In the context of a goodness-of-fit test, you're seeing if there is a good fit (null hypothesis) or a poor fit (alternative hypothesis) between your observed data and the expected distribution. The test calculates a test statistic (like the chi-square statistic) and compares it to a threshold to make this decision. The outcome helps in determining whether the observations differ significantly from the null hypothesis expectations.

The null hypothesis \((H_0)\) essentially serves as a starting point in statistical hypothesis testing. It posits that there is no effect or difference, implying that any observed variation is by random chance.
For instance, in a goodness-of-fit test, the null hypothesis claims that the observed frequency matches the expected frequency from a theoretical distribution. This means you're assuming the data fits well with your chosen model or distribution unless proven otherwise.
The null hypothesis is designed to be challenged. In statistical tests, data is examined to determine whether the null hypothesis should be rejected in favor of the alternative hypothesis. A real-world analogy might be the presumption of innocence in a court case. The defendant is considered innocent \((H_0)\) until the prosecution provides enough evidence to prove guilt \((H_a)\).
The null hypothesis is central because it provides a baseline against which the observed data is tested. Decisions in the hypothesis testing process revolve around whether data provide compelling enough evidence to reject this initial assumption.

A right-tailed test in statistics deals with determining whether a test statistic falls in the extreme right end of a probability distribution.
In the case of a goodness-of-fit test, this is crucial because you're assessing whether the observed data significantly differ from the expected distribution.

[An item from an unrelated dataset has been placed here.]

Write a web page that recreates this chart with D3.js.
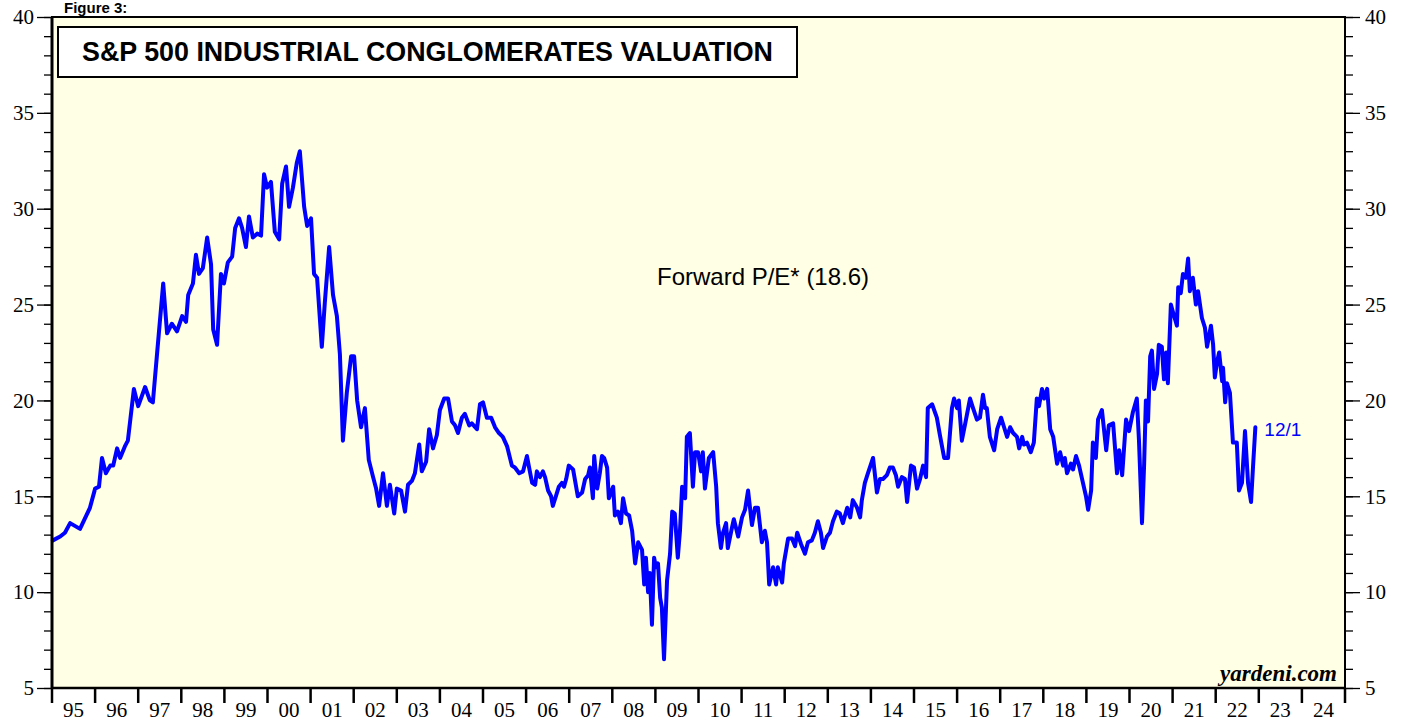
<!DOCTYPE html>
<html lang="en">

<head>
  <meta charset="UTF-8">
  <title>S&P 500 Industrial Conglomerates Valuation</title>
  <style>
    body {
      margin: 0;
      background: #fff;
    }
  </style>
</head>

<body>
  <div id="main"></div>
</body>

</html>
<script src="https://d3js.org/d3.v7.min.js"></script>

<script>
  // data: forward P/E (decimal year, value)
  let dates = [
    1995.02, 1995.19, 1995.30, 1995.42, 1995.65, 1995.88, 1996.00, 1996.09, 1996.16, 1996.25,
    1996.35, 1996.42, 1996.51, 1996.58, 1996.69, 1996.76, 1996.90, 1997.00, 1997.16, 1997.27,
    1997.34, 1997.44, 1997.58, 1997.67, 1997.78, 1997.90, 1998.02, 1998.11, 1998.16, 1998.27,
    1998.34, 1998.41, 1998.50, 1998.60, 1998.69, 1998.74, 1998.83, 1998.92, 1998.99, 1999.08,
    1999.18, 1999.25, 1999.34, 1999.41, 1999.50, 1999.57, 1999.66, 1999.76, 1999.85, 1999.92,
    1999.99, 2000.08, 2000.17, 2000.27, 2000.34, 2000.43, 2000.50, 2000.59, 2000.68, 2000.75,
    2000.85, 2000.92, 2001.01, 2001.08, 2001.15, 2001.26, 2001.33, 2001.43, 2001.52, 2001.61,
    2001.68, 2001.75, 2001.84, 2001.94, 2002.01, 2002.08, 2002.17, 2002.26, 2002.35, 2002.45,
    2002.52, 2002.59, 2002.68, 2002.77, 2002.84, 2002.94, 2003.00, 2003.10, 2003.19, 2003.26,
    2003.35, 2003.42, 2003.52, 2003.58, 2003.68, 2003.75, 2003.84, 2003.93, 2004.00, 2004.10,
    2004.19, 2004.28, 2004.35, 2004.42, 2004.51, 2004.58, 2004.68, 2004.74, 2004.86, 2004.93,
    2005.00, 2005.09, 2005.19, 2005.28, 2005.37, 2005.46, 2005.56, 2005.67, 2005.74, 2005.84,
    2005.93, 2006.02, 2006.07, 2006.14, 2006.21, 2006.25, 2006.32, 2006.39, 2006.44, 2006.51,
    2006.58, 2006.62, 2006.69, 2006.76, 2006.83, 2006.88, 2006.93, 2006.99, 2007.09, 2007.13,
    2007.20, 2007.30, 2007.37, 2007.44, 2007.48, 2007.55, 2007.58, 2007.65, 2007.71, 2007.76,
    2007.81, 2007.88, 2007.92, 2008.02, 2008.06, 2008.13, 2008.20, 2008.25, 2008.32, 2008.39,
    2008.46, 2008.53, 2008.60, 2008.69, 2008.74, 2008.78, 2008.83, 2008.87, 2008.92, 2008.97,
    2009.01, 2009.06, 2009.11, 2009.15, 2009.20, 2009.27, 2009.34, 2009.39, 2009.45, 2009.52,
    2009.57, 2009.62, 2009.69, 2009.73, 2009.80, 2009.87, 2009.92, 2009.99, 2010.06, 2010.10,
    2010.15, 2010.24, 2010.34, 2010.41, 2010.45, 2010.52, 2010.57, 2010.64, 2010.68, 2010.78,
    2010.82, 2010.92, 2011.01, 2011.08, 2011.15, 2011.24, 2011.31, 2011.38, 2011.47, 2011.54,
    2011.59, 2011.64, 2011.73, 2011.80, 2011.84, 2011.94, 2011.98, 2012.08, 2012.17, 2012.24,
    2012.29, 2012.38, 2012.47, 2012.54, 2012.63, 2012.70, 2012.77, 2012.84, 2012.89, 2012.98,
    2013.05, 2013.12, 2013.21, 2013.28, 2013.35, 2013.45, 2013.52, 2013.58, 2013.68, 2013.75,
    2013.79, 2013.86, 2013.93, 2014.05, 2014.14, 2014.21, 2014.28, 2014.37, 2014.44, 2014.51,
    2014.58, 2014.63, 2014.72, 2014.79, 2014.84, 2014.93, 2015.00, 2015.07, 2015.14, 2015.21,
    2015.28, 2015.32, 2015.42, 2015.53, 2015.60, 2015.70, 2015.79, 2015.88, 2015.93, 2016.00,
    2016.04, 2016.11, 2016.18, 2016.30, 2016.37, 2016.46, 2016.53, 2016.60, 2016.65, 2016.69,
    2016.76, 2016.86, 2016.93, 2017.02, 2017.09, 2017.16, 2017.23, 2017.30, 2017.39, 2017.44,
    2017.51, 2017.55, 2017.62, 2017.71, 2017.78, 2017.85, 2017.90, 2017.97, 2018.02, 2018.09,
    2018.16, 2018.23, 2018.32, 2018.39, 2018.46, 2018.50, 2018.55, 2018.64, 2018.69, 2018.76,
    2018.83, 2018.92, 2018.99, 2019.04, 2019.11, 2019.15, 2019.22, 2019.27, 2019.36, 2019.46,
    2019.52, 2019.62, 2019.71, 2019.76, 2019.83, 2019.92, 2019.99, 2020.08, 2020.17, 2020.22,
    2020.29, 2020.34, 2020.38, 2020.43, 2020.48, 2020.52, 2020.57, 2020.64, 2020.68, 2020.75,
    2020.80, 2020.85, 2020.89, 2020.96, 2021.01, 2021.10, 2021.13, 2021.19, 2021.24, 2021.31,
    2021.36, 2021.40, 2021.47, 2021.54, 2021.59, 2021.68, 2021.75, 2021.80, 2021.89, 2021.94,
    2021.98, 2022.03, 2022.08, 2022.15, 2022.17, 2022.22, 2022.26, 2022.33, 2022.40, 2022.49,
    2022.54, 2022.61, 2022.68, 2022.75, 2022.82, 2022.87, 2022.92
  ]
  let pe = [
    12.7, 12.9, 13.1, 13.6, 13.3, 14.4, 15.4, 15.5, 17.0, 16.2,
    16.6, 16.6, 17.5, 17.0, 17.6, 17.9, 20.6, 19.7, 20.7, 20.0,
    19.9, 22.5, 26.1, 23.5, 24.0, 23.6, 24.4, 24.1, 25.5, 26.1,
    27.6, 26.6, 26.9, 28.5, 27.1, 23.7, 22.9, 26.6, 26.1, 27.2,
    27.5, 29.0, 29.5, 29.0, 28.0, 29.6, 28.5, 28.7, 28.6, 31.8,
    31.1, 31.4, 28.8, 28.4, 31.3, 32.2, 30.1, 31.1, 32.4, 33.0,
    30.1, 29.1, 29.5, 26.6, 26.4, 22.8, 25.1, 28.0, 25.5, 24.4,
    22.4, 17.9, 20.4, 22.3, 22.3, 20.0, 18.6, 19.6, 16.9, 16.0,
    15.4, 14.5, 16.2, 14.5, 15.6, 14.1, 15.4, 15.3, 14.2, 15.6,
    15.8, 16.2, 17.7, 16.3, 16.8, 18.5, 17.5, 18.2, 19.5, 20.1,
    20.1, 18.9, 18.7, 18.3, 19.1, 19.3, 18.7, 18.8, 18.5, 19.8,
    19.9, 19.1, 19.1, 18.6, 18.3, 18.1, 17.6, 16.6, 16.5, 16.2,
    16.3, 17.1, 16.5, 15.7, 15.6, 16.3, 16.0, 16.3, 16.0, 15.3,
    15.0, 14.5, 15.0, 15.5, 15.7, 15.5, 15.9, 16.6, 16.4, 15.9,
    15.0, 15.2, 15.9, 16.1, 16.5, 14.9, 17.1, 15.4, 16.2, 17.1,
    17.0, 16.5, 14.9, 15.5, 14.0, 14.2, 13.6, 14.9, 14.1, 14.0,
    13.2, 11.5, 12.6, 12.2, 10.4, 11.8, 10.0, 11.0, 8.3, 11.8,
    11.3, 11.5, 9.7, 9.2, 6.5, 10.6, 12.0, 14.2, 14.1, 11.8,
    13.2, 15.5, 14.9, 18.1, 18.3, 15.5, 17.3, 17.3, 16.3, 17.3,
    15.4, 17.0, 17.3, 15.5, 13.6, 12.3, 13.1, 13.6, 12.3, 13.4,
    13.8, 12.9, 13.9, 14.3, 15.3, 13.5, 14.4, 14.4, 12.6, 13.2,
    12.6, 10.4, 11.3, 10.4, 11.3, 10.5, 11.5, 12.8, 12.8, 12.4,
    13.1, 12.5, 12.0, 12.6, 12.7, 13.1, 13.7, 13.1, 12.3, 12.9,
    13.1, 13.7, 14.2, 14.1, 13.6, 14.4, 13.9, 14.8, 14.4, 13.9,
    14.8, 15.7, 16.2, 17.0, 15.2, 15.9, 15.9, 16.1, 16.5, 16.5,
    16.1, 15.5, 16.0, 15.9, 14.7, 16.6, 16.5, 15.4, 15.9, 16.6,
    16.0, 19.6, 19.8, 19.1, 18.2, 17.0, 17.0, 19.6, 20.1, 19.6,
    20.0, 17.9, 18.7, 20.1, 19.6, 19.0, 19.1, 20.3, 19.6, 19.6,
    18.1, 17.4, 18.5, 19.1, 18.6, 18.1, 18.6, 18.3, 18.1, 17.5,
    18.1, 17.7, 17.8, 17.3, 17.8, 20.1, 19.7, 20.6, 20.1, 20.6,
    18.5, 18.1, 16.7, 17.3, 16.6, 17.0, 16.2, 16.7, 16.4, 17.1,
    16.6, 15.7, 15.0, 14.3, 15.3, 17.8, 17.0, 19.0, 19.5, 17.4,
    18.7, 18.8, 16.2, 17.4, 16.1, 19.0, 18.4, 19.4, 20.1, 17.9,
    13.6, 16.7, 20.0, 18.9, 22.3, 22.6, 20.6, 21.4, 22.9, 22.8,
    21.1, 22.5, 20.9, 25.0, 24.6, 23.9, 25.9, 25.6, 26.6, 26.4,
    27.4, 25.7, 26.4, 25.0, 25.7, 24.3, 23.8, 22.8, 23.9, 22.9,
    21.2, 22.0, 22.5, 21.0, 21.7, 19.9, 20.9, 20.4, 17.8, 17.8,
    15.3, 15.7, 18.4, 15.7, 14.7, 16.7, 18.6
  ]
  let yearLabels = ['95', '96', '97', '98', '99', '00', '01', '02', '03', '04', '05', '06', '07', '08', '09',
    '10', '11', '12', '13', '14', '15', '16', '17', '18', '19', '20', '21', '22', '23', '24']
  let yTicks = [5, 10, 15, 20, 25, 30, 35, 40]
  let yMinor = d3.range(5, 41, 1)

  let W = 1408, H = 723
  let plotL = 52, plotR = 1345, plotT = 17, plotB = 688
  let blue = '#0000ff'
  let serif = '"Liberation Serif", "Times New Roman", serif'
  let sans = '"Liberation Sans", Arial, sans-serif'

  let svg = d3.select('#main').append('svg')
    .attr('width', W)
    .attr('height', H)
    .style('display', 'block')

  let x = d3.scaleLinear().domain([1995, 2025]).range([plotL, plotR])
  let y = d3.scaleLinear().domain([5, 40]).range([plotB, plotT])

  // 背景 plot area
  function drawFrame() {
    svg.append('rect')
      .attr('x', plotL).attr('y', plotT)
      .attr('width', plotR - plotL).attr('height', plotB - plotT)
      .attr('fill', '#ffffe5')
      .attr('stroke', '#000')
      .attr('stroke-width', 2)
  }

  // left and right y axes, major + minor ticks
  function drawYAxes() {
    let minorL = d3.axisLeft(y).tickValues(yMinor).tickSize(8).tickFormat('')
    let majorL = d3.axisLeft(y).tickValues(yTicks).tickSize(15).tickPadding(3)
    let minorR = d3.axisRight(y).tickValues(yMinor).tickSize(8).tickFormat('')
    let majorR = d3.axisRight(y).tickValues(yTicks).tickSize(15).tickPadding(5)

    let gl = svg.append('g').attr('transform', `translate(${plotL},0)`)
    gl.append('g').call(minorL)
    gl.append('g').call(majorL)
    let gr = svg.append('g').attr('transform', `translate(${plotR},0)`)
    gr.append('g').call(minorR)
    gr.append('g').call(majorR)

    svg.selectAll('.domain').remove()
    svg.selectAll('.tick line').attr('stroke', '#000').attr('stroke-width', 1.3)
    svg.selectAll('.tick text')
      .style('font-family', serif)
      .style('font-size', '21px')
      .attr('fill', '#000')

    // thick left axis line
    svg.append('line')
      .attr('x1', plotL).attr('x2', plotL)
      .attr('y1', plotT).attr('y2', plotB + 1)
      .attr('stroke', '#000').attr('stroke-width', 3)
  }

  // x axis: tick at each year boundary, label in the middle of the year
  function drawXAxis() {
    let years = d3.range(1995, 2026)
    let g = svg.append('g')
    g.append('line')
      .attr('x1', plotL).attr('x2', plotR)
      .attr('y1', plotB).attr('y2', plotB)
      .attr('stroke', '#000').attr('stroke-width', 2.5)
    g.selectAll('.yt').data(years).enter().append('line')
      .attr('x1', d => x(d)).attr('x2', d => x(d))
      .attr('y1', plotB).attr('y2', plotB + 15)
      .attr('stroke', '#000').attr('stroke-width', 2.5)
    g.selectAll('.yl').data(yearLabels).enter().append('text')
      .attr('x', (d, i) => x(1995 + i + 0.5))
      .attr('y', 717)
      .attr('text-anchor', 'middle')
      .style('font-family', serif)
      .style('font-size', '21px')
      .text(d => d)
  }

  // 折线 forward P/E
  function drawLine() {
    let pts = dates.map((d, i) => [d, pe[i]])
    let line = d3.line().x(d => x(d[0])).y(d => y(d[1]))
    svg.append('path')
      .attr('d', line(pts))
      .attr('fill', 'none')
      .attr('stroke', blue)
      .attr('stroke-width', 4)
      .attr('stroke-linejoin', 'round')
      .attr('stroke-linecap', 'round')

    svg.append('text')
      .attr('x', x(dates[dates.length - 1]) + 9)
      .attr('y', y(pe[pe.length - 1]) + 9)
      .attr('fill', blue)
      .style('font-family', sans)
      .style('font-size', '19px')
      .text('12/1')
  }

  // title box and labels
  function drawTexts() {
    svg.append('text')
      .attr('x', 64).attr('y', 13)
      .style('font-family', sans)
      .style('font-weight', 'bold')
      .style('font-size', '15px')
      .text('Figure 3:')

    svg.append('rect')
      .attr('x', 58).attr('y', 27)
      .attr('width', 739).attr('height', 50)
      .attr('fill', '#fff')
      .attr('stroke', '#000')
      .attr('stroke-width', 2)
    svg.append('text')
      .attr('x', 82).attr('y', 61)
      .attr('textLength', 691)
      .attr('lengthAdjust', 'spacingAndGlyphs')
      .style('font-family', sans)
      .style('font-weight', 'bold')
      .style('font-size', '27px')
      .text('S&P 500 INDUSTRIAL CONGLOMERATES VALUATION')

    svg.append('text')
      .attr('x', 657).attr('y', 285)
      .style('font-family', sans)
      .style('font-size', '24px')
      .text('Forward P/E* (18.6)')

    svg.append('text')
      .attr('x', 1337).attr('y', 681)
      .attr('text-anchor', 'end')
      .style('font-family', serif)
      .style('font-weight', 'bold')
      .style('font-style', 'italic')
      .style('font-size', '23px')
      .text('yardeni.com')
  }

  function main() {
    drawFrame()
    drawLine()
    drawYAxes()
    drawXAxis()
    drawTexts()
  }

  main()
</script>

The right-tailed aspect comes into play as follows: When you compute your chi-square statistic, large values that fall on the right side of the chi-square distribution indicate the observed frequencies deviate substantially from the expected frequencies. This large deviation suggests the possibility of rejecting the null hypothesis.
Why do we focus on the right tail? Because a large chi-square statistic corresponds to a more poor fit, driving the decision to reject the null hypothesis. The left tail, in contrast, would indicate minimal deviation, aligning with what the null hypothesis posits (that there is a good fit).
Thus, a right-tailed test helps identify when observed data significantly differ (in a negative way) from the theoretical expectations, guiding decisions around hypothesis rejection only on that side of the distribution.